Where does one begin? With the mortgage debacle, days to closing on the new house and learning that we may not be approved for one of our loans? Or maybe the movers dropping our furniture on the pavement? Perhaps the foundation problems that were discovered in our old house after putting it on the market, when we couldn't go ahead and fix it, but had to wait for all the inspectors to give estimates of the enormous sums of cash it was going to take to make the problem go away? How about carrying three mortgages while waiting for one house to sell after already moving into the other?Or maybe I should just begin at the end of all that. Maybe that's where the story resumes.
Because that was the day that we took the bun to the doctor for a routine appointment for his booster shots. It was an errand that was completely innocent after dealing with the minions of evil called loan officers trying to get our house taken care of. We had other fish to fry. A couple of shots? No big deal.
The nurse weighed him and measured him at the start, as she always does. And then she eyed him and his chart suspiciously.

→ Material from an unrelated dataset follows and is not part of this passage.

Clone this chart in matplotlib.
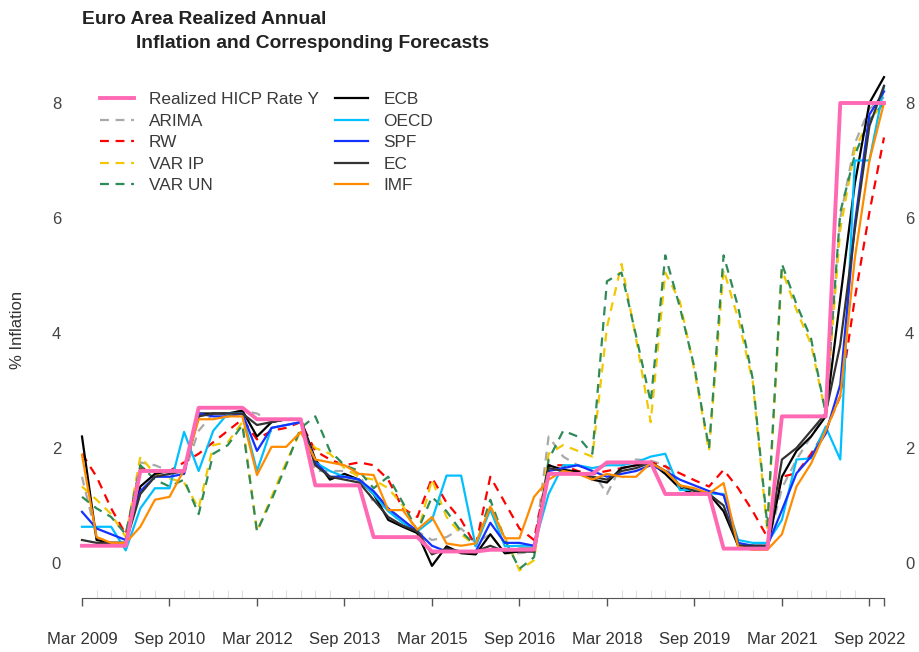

She weighed him again. She measured his head. She looked at the chart again. She chatted in that sing-songy way that belied the fact that there were concerns. She took the chart with her and left my husband and me to stew, the bun fidgeting like a greased pig in a diaper.
"I don't think I can take one more thing," I said. "I think I'm going to snap." Running from the office was preferable to anything I could learn from the doctor about the fate of my little boy because I was literally incapable of handling it; months of stress and virtually running on fumes, I was left with no reserves of sanity to deal with the possible ramifications of health problems.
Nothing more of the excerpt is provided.